[start]

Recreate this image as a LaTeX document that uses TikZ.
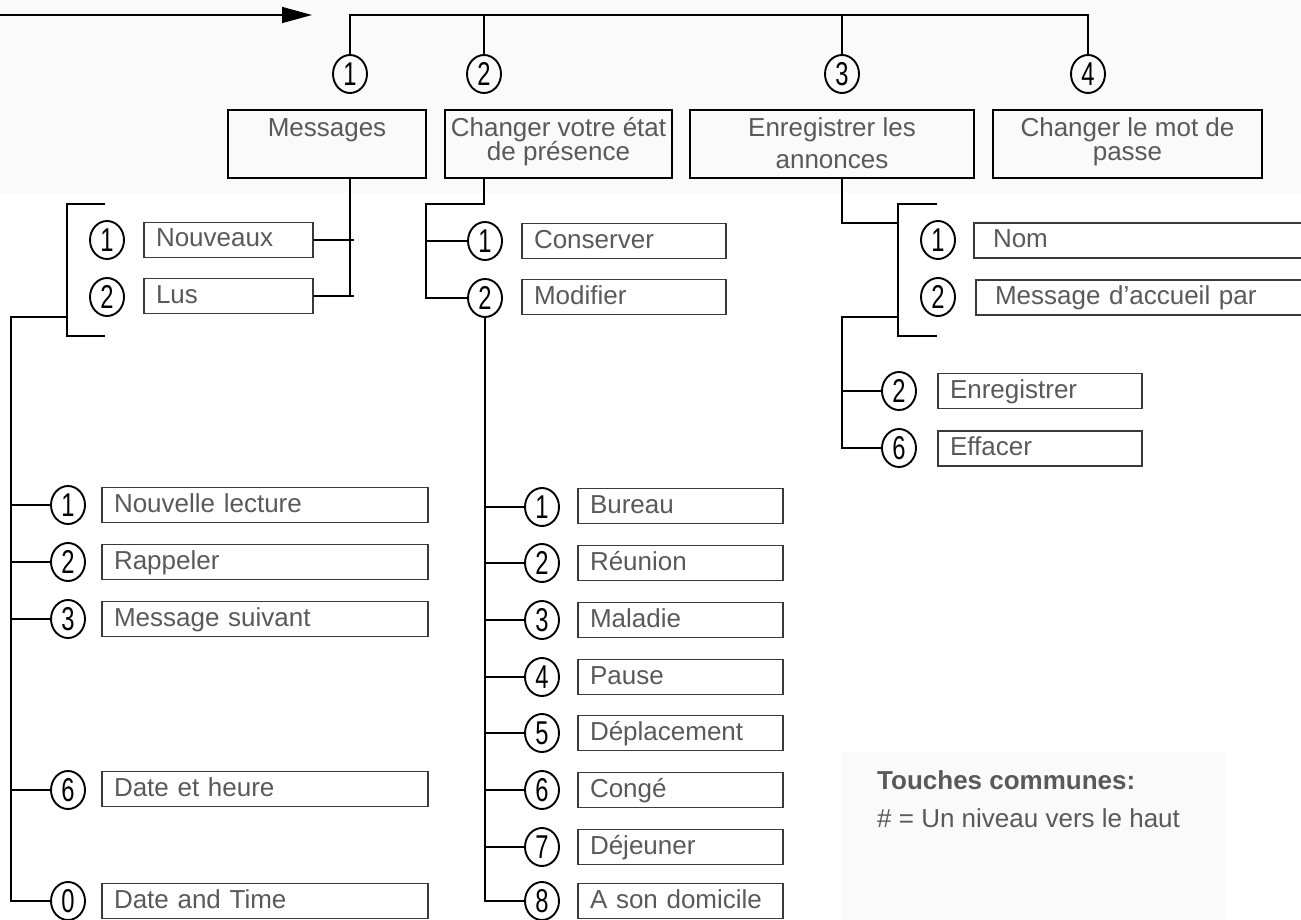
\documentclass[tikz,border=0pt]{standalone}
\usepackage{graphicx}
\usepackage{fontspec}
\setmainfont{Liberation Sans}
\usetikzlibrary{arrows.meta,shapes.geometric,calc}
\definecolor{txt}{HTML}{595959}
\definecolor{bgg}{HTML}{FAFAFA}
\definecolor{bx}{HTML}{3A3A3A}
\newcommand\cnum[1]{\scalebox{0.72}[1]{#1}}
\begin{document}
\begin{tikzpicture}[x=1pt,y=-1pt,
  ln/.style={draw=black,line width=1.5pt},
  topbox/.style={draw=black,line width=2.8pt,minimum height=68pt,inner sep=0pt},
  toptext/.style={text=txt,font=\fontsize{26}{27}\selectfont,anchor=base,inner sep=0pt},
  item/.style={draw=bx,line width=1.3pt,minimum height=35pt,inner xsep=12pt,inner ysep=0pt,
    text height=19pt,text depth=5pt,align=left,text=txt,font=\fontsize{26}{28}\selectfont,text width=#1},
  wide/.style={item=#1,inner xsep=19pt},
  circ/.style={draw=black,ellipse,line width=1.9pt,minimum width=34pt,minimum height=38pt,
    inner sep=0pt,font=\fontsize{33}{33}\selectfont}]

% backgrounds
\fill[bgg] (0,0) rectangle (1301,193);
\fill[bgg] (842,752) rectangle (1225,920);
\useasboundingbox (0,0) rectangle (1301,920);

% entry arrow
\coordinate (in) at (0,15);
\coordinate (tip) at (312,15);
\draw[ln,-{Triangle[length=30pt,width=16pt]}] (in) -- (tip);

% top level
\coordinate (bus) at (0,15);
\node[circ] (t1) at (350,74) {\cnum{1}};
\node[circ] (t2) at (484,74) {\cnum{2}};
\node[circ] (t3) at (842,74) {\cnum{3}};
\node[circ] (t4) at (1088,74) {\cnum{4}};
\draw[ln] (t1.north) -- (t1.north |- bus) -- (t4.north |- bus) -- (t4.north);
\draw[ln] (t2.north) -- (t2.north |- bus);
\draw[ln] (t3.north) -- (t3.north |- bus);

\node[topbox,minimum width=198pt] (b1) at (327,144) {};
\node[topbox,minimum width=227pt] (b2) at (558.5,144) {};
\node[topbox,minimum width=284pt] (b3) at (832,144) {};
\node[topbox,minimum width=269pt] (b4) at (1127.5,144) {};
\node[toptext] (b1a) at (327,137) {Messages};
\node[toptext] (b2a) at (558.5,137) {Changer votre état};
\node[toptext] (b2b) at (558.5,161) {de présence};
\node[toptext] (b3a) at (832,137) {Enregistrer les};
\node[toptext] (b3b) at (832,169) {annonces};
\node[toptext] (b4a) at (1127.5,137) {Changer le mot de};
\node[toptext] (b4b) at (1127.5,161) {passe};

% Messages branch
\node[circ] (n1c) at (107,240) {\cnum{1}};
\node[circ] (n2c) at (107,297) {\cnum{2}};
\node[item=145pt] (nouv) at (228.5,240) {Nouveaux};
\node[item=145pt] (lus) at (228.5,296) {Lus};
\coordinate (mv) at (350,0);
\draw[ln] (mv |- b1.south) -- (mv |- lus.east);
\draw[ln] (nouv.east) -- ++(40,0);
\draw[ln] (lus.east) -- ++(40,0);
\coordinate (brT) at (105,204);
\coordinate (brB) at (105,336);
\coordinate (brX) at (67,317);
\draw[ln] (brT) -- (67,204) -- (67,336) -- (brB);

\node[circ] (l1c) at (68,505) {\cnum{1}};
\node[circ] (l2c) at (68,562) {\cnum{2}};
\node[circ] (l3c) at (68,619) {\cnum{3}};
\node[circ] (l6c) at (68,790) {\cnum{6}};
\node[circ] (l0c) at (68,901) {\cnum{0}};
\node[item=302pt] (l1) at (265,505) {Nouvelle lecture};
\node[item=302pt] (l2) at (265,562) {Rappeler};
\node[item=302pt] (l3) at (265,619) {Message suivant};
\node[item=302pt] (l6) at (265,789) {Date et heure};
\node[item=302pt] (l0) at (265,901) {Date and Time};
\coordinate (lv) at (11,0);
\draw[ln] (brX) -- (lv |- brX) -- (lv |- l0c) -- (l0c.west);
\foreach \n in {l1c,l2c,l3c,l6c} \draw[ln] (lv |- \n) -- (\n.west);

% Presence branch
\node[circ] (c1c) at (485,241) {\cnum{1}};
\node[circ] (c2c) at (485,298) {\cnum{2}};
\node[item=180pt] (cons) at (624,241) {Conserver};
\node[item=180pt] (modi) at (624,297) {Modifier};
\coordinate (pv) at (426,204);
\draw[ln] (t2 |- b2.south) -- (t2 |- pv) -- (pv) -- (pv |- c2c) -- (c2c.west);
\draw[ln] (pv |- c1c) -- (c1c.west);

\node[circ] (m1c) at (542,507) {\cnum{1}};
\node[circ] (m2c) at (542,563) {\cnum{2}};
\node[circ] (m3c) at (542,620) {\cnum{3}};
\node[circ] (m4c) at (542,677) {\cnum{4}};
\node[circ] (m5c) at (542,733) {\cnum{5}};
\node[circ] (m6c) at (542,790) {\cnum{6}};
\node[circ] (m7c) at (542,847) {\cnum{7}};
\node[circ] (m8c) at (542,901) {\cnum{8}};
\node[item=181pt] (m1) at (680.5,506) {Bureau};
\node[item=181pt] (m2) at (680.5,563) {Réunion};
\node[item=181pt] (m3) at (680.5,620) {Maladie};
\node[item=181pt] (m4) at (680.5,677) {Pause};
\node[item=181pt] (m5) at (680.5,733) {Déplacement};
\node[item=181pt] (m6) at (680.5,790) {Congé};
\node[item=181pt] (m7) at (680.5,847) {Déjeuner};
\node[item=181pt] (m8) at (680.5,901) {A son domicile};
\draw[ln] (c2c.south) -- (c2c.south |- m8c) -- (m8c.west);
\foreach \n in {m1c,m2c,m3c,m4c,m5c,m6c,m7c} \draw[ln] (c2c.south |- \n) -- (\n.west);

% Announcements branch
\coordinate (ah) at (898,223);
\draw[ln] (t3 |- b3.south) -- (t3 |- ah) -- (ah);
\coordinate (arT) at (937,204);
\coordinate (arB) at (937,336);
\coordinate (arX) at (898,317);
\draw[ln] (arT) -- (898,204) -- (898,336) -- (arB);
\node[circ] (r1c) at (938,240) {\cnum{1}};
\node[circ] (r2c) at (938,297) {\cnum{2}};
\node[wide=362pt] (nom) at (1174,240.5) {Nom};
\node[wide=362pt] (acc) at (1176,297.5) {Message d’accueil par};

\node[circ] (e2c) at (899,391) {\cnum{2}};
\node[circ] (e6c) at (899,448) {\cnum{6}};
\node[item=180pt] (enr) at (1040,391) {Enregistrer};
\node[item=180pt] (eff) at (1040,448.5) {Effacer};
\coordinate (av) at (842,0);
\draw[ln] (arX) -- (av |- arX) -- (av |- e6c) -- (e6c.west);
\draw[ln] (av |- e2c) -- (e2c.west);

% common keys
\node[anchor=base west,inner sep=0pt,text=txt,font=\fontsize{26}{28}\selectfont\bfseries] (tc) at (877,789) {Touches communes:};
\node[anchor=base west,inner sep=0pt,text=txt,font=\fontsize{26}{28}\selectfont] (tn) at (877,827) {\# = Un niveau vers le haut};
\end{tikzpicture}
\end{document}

[end]
[start]

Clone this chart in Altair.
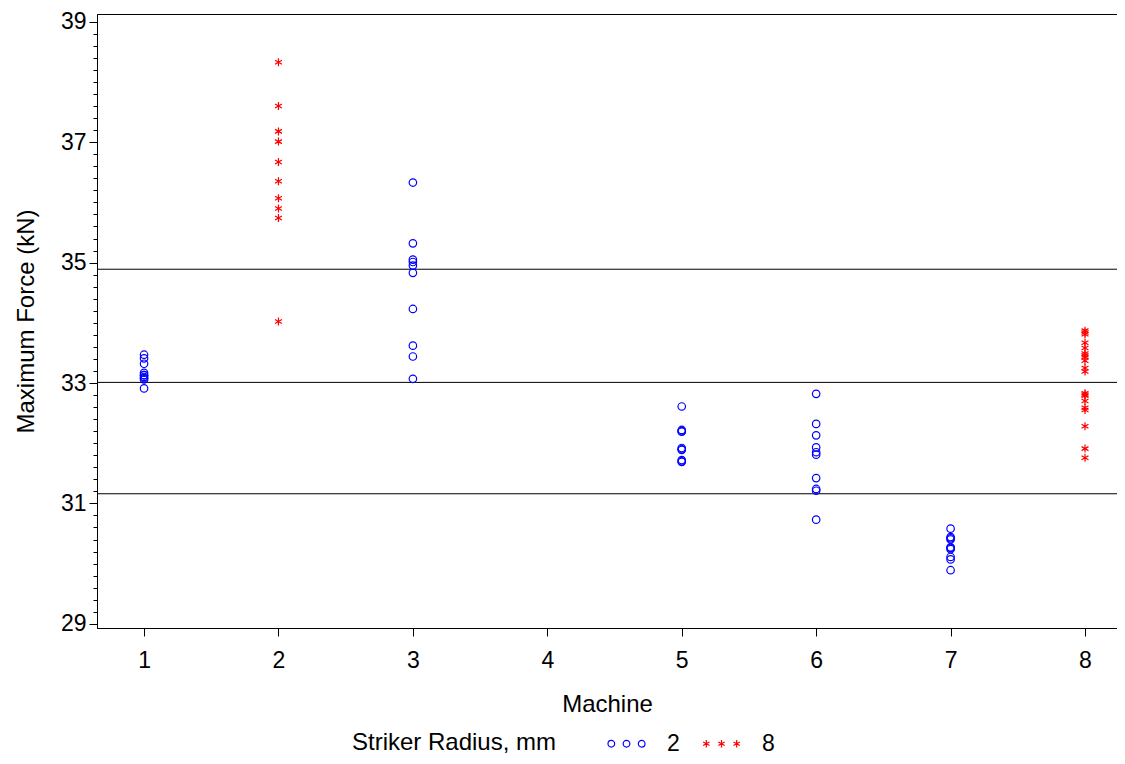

[end]

▶ **Prompt**:
Pictures in the material above should be skipped; print exactly the lines from the one with "Recreate this image" through the one with "(t3.north |- bus);".

▶ **Right answer**:
Recreate this image as a LaTeX document that uses TikZ.
\documentclass[tikz,border=0pt]{standalone}
\usepackage{graphicx}
\usepackage{fontspec}
\setmainfont{Liberation Sans}
\usetikzlibrary{arrows.meta,shapes.geometric,calc}
\definecolor{txt}{HTML}{595959}
\definecolor{bgg}{HTML}{FAFAFA}
\definecolor{bx}{HTML}{3A3A3A}
\newcommand\cnum[1]{\scalebox{0.72}[1]{#1}}
\begin{document}
\begin{tikzpicture}[x=1pt,y=-1pt,
  ln/.style={draw=black,line width=1.5pt},
  topbox/.style={draw=black,line width=2.8pt,minimum height=68pt,inner sep=0pt},
  toptext/.style={text=txt,font=\fontsize{26}{27}\selectfont,anchor=base,inner sep=0pt},
  item/.style={draw=bx,line width=1.3pt,minimum height=35pt,inner xsep=12pt,inner ysep=0pt,
    text height=19pt,text depth=5pt,align=left,text=txt,font=\fontsize{26}{28}\selectfont,text width=#1},
  wide/.style={item=#1,inner xsep=19pt},
  circ/.style={draw=black,ellipse,line width=1.9pt,minimum width=34pt,minimum height=38pt,
    inner sep=0pt,font=\fontsize{33}{33}\selectfont}]

% backgrounds
\fill[bgg] (0,0) rectangle (1301,193);
\fill[bgg] (842,752) rectangle (1225,920);
\useasboundingbox (0,0) rectangle (1301,920);

% entry arrow
\coordinate (in) at (0,15);
\coordinate (tip) at (312,15);
\draw[ln,-{Triangle[length=30pt,width=16pt]}] (in) -- (tip);

% top level
\coordinate (bus) at (0,15);
\node[circ] (t1) at (350,74) {\cnum{1}};
\node[circ] (t2) at (484,74) {\cnum{2}};
\node[circ] (t3) at (842,74) {\cnum{3}};
\node[circ] (t4) at (1088,74) {\cnum{4}};
\draw[ln] (t1.north) -- (t1.north |- bus) -- (t4.north |- bus) -- (t4.north);
\draw[ln] (t2.north) -- (t2.north |- bus);
\draw[ln] (t3.north) -- (t3.north |- bus);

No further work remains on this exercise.